Lors de la période de la Renaissance davantage tournée vers l’Humanisme, les scènes présentées grâce aux vitraux sont plus réalistes, les sujets traités plus civils. Les différences entre la peinture du chevalet et la peinture sur verres s’estompent. Cependant l’art du vitrail traditionnel vit ses dernières heures. L’usage des émaux remplacent les verres teintés. Les savoir-faire disparaissent, d’où un certain déclin des vitraux survenu au cours des XVII e et XVIII e siècles.
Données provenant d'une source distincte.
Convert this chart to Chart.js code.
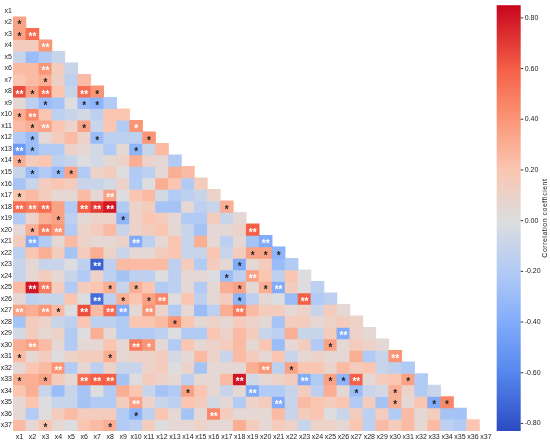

L’art du vitrail retrouve ses lettres de noblesse
Au XIXe siècle, le goût des romantiques pour le Moyen Âge aurait contribué au retour en grâce du vitrail quelque peu tombé dans l’oubli. Non seulement la restauration mais la création de vitraux se développent. Des vitraux décoratifs sont produits à l’échelle industrielle.
À la fin du XIXe siècle un verrier de nationalité américaine va révolutionner le monde du vitrail : Louis Comfort Tiffany (1848-1933). Il change les techniques d’assemblage du vitrail en remplaçant le plomb par le cuivre, d’où un changement radical dans les volumes et la perception de cet art.
L’art du vitrail traditionnel, destiné à la méditation et la prière s’affranchit alors du cadre religieux et se rapproche des objets contemporains. Le vitrail Tiffany permet la création de lampes, d’abat-jours, ou de bijoux. Réalisations impensables à l’époque du vitrail médiéval traditionnel. À partir de 1920, l’École de Nancy ayant pour plus illustre représentant le maître verrier Jacques Gruber s’inspire de la nature. La reproduction du monde végétal influencé par les tendances de l’Art nouveau obtient la prééminence. Le vitrail s’accommode de nouveaux espaces comme les grands magasins, les bureaux, les restaurants, ou les banques, etc.
Le vitrail en passant du sacré au profane suscite toutefois l’interrogation de certaines grandes figures du monde artistique. « Je ne comprends pas l’abandon du vitrail qui s’éveillait et s’endormait avec le jour. L’art a préféré la lumière mais le vitrail animé par le matin effacé par le soir faisait pénétrer la création dans l’église du fidéle » disait André Malraux.
L’art du vitrail s’appuie au XXIe siècle sur les arts plastiques dans leur globalité. Si les matériaux propres aux vitraux ont changé au fil du temps, la quête de la lumière et de la transparence est restée intacte et la magie du verre opère toujours.